Begin at the top of the records below and return each line exactly through the line with "plt.rcParams['font.family'] = ['Liberation". Skip pictures.
--- Begin Entries ---
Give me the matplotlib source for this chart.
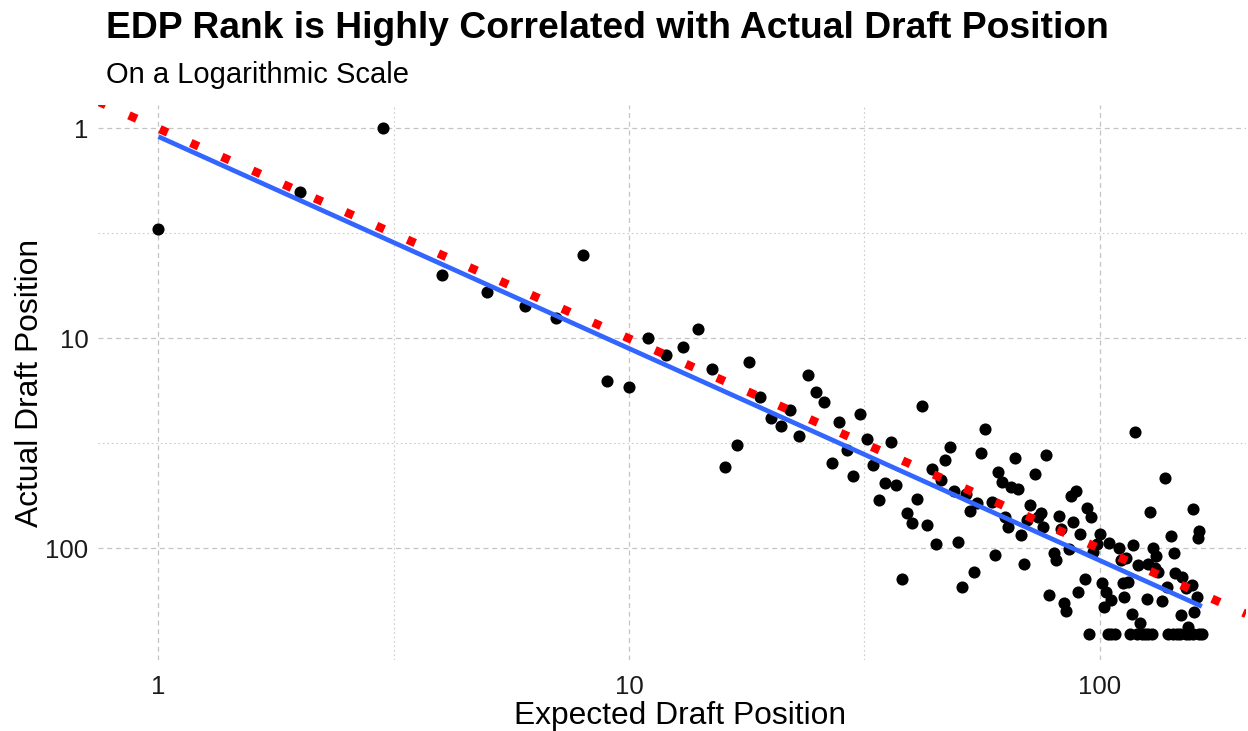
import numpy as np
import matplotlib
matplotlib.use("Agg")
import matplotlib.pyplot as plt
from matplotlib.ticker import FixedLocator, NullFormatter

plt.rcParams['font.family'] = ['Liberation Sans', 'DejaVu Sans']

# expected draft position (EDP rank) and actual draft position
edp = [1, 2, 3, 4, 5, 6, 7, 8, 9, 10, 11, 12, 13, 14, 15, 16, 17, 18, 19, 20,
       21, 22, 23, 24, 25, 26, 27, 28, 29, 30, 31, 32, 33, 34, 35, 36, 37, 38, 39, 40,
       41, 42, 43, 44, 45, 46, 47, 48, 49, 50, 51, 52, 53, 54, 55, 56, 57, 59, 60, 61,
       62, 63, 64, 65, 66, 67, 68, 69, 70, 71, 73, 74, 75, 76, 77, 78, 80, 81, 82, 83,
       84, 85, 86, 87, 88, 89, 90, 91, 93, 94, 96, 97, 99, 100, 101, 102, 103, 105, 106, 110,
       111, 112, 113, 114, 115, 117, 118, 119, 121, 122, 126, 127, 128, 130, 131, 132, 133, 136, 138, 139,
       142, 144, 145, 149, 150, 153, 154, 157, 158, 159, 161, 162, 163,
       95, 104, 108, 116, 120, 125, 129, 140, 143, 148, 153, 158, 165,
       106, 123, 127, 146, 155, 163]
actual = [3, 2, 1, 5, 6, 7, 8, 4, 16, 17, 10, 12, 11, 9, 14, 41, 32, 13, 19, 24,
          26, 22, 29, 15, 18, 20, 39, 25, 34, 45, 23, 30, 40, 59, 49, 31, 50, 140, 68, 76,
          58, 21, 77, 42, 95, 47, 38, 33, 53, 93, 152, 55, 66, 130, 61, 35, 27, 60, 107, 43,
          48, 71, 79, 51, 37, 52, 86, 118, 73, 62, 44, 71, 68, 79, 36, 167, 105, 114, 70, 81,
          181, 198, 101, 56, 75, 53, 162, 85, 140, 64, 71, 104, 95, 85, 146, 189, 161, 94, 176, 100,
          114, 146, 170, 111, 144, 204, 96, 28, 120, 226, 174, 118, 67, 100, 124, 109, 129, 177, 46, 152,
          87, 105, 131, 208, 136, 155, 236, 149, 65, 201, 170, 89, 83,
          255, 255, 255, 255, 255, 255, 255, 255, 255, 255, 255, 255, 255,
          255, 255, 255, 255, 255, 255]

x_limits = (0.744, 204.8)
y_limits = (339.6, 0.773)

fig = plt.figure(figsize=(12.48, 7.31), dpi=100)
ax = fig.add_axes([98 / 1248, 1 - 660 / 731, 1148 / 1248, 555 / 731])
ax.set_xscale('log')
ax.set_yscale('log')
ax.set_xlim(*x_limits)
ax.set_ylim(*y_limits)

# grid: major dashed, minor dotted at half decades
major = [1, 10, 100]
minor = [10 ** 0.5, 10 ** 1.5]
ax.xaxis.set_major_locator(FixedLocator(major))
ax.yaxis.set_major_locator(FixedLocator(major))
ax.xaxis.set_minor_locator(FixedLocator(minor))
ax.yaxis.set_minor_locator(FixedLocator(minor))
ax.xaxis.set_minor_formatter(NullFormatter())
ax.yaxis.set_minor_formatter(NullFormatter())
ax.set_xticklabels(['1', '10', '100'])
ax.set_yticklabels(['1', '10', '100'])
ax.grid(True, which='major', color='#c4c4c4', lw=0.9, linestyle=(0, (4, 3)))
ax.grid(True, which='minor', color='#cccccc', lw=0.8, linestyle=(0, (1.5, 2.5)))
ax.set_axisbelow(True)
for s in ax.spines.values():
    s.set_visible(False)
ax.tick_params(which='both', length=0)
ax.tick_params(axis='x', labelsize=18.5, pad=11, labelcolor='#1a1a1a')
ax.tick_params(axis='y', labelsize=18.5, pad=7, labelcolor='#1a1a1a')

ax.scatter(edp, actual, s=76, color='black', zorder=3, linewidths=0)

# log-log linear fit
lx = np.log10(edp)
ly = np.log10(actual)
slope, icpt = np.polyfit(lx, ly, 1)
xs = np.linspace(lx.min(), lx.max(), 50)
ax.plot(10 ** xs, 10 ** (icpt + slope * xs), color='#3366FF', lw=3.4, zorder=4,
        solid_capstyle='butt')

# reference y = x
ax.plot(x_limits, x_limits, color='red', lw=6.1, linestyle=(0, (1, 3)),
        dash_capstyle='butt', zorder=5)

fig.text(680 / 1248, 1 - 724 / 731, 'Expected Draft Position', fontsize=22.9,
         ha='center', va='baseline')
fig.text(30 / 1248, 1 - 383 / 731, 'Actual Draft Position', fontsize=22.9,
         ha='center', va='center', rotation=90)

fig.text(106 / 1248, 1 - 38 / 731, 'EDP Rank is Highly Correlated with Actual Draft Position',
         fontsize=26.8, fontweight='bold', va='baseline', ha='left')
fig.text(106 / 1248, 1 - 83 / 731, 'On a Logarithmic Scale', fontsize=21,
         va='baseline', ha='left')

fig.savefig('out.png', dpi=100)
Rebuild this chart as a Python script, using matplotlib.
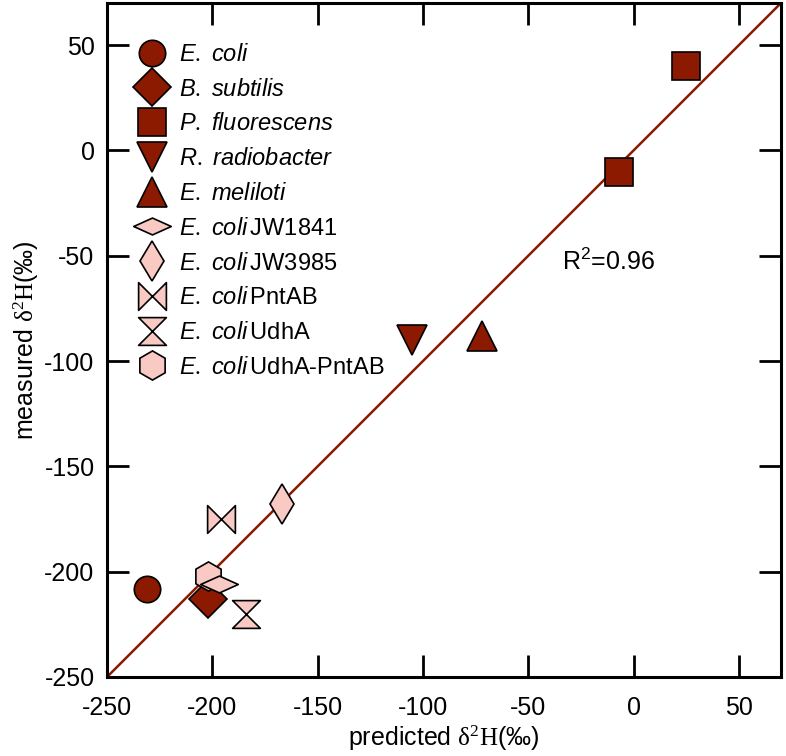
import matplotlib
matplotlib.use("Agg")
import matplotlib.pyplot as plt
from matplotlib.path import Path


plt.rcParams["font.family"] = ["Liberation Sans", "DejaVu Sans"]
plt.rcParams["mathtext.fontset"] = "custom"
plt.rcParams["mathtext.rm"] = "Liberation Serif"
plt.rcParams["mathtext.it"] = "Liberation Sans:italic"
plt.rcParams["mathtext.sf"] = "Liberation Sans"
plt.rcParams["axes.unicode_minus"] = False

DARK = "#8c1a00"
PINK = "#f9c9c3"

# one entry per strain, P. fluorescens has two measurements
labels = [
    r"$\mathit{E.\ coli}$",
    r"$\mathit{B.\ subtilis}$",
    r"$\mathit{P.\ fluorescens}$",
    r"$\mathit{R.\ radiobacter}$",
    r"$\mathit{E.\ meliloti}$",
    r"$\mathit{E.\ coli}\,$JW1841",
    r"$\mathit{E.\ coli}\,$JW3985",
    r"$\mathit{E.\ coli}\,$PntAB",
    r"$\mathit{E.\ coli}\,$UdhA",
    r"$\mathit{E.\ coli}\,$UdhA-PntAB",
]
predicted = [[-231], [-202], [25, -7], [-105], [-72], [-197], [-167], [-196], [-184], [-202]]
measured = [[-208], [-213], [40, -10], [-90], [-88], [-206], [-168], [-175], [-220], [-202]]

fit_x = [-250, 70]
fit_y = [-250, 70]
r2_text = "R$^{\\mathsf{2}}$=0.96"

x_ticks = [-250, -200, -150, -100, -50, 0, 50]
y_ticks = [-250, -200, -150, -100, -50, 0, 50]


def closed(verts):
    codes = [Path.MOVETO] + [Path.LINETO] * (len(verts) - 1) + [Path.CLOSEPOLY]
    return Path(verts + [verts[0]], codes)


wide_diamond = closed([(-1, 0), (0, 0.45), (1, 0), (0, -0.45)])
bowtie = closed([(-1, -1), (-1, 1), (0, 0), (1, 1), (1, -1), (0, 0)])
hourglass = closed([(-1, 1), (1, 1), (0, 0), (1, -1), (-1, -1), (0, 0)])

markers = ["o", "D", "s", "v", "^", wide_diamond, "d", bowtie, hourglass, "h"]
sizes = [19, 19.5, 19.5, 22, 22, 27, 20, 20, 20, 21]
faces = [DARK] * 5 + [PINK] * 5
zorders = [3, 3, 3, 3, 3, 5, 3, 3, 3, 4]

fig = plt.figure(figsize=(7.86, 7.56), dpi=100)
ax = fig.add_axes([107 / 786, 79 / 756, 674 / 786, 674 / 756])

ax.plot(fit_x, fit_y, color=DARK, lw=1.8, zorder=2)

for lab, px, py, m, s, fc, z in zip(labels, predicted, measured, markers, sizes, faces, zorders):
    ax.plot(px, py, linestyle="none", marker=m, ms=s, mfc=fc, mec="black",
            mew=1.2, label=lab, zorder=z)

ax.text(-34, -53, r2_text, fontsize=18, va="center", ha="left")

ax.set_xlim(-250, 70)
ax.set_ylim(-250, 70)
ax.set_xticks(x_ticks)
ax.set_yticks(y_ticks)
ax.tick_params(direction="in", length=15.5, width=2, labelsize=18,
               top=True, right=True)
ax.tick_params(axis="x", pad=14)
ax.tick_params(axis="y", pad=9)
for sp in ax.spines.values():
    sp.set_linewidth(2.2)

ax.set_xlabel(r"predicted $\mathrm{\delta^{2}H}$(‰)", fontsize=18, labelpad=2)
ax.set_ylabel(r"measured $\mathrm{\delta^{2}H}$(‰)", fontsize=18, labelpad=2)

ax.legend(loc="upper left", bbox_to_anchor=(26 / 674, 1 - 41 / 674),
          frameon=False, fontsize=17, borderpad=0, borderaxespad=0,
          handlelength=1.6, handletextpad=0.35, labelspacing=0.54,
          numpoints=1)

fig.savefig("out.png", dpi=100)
--- End Entries ---
Solution for this problem:
Give me the matplotlib source for this chart.
import numpy as np
import matplotlib
matplotlib.use("Agg")
import matplotlib.pyplot as plt
from matplotlib.ticker import FixedLocator, NullFormatter

plt.rcParams['font.family'] = ['Liberation Sans', 'DejaVu Sans']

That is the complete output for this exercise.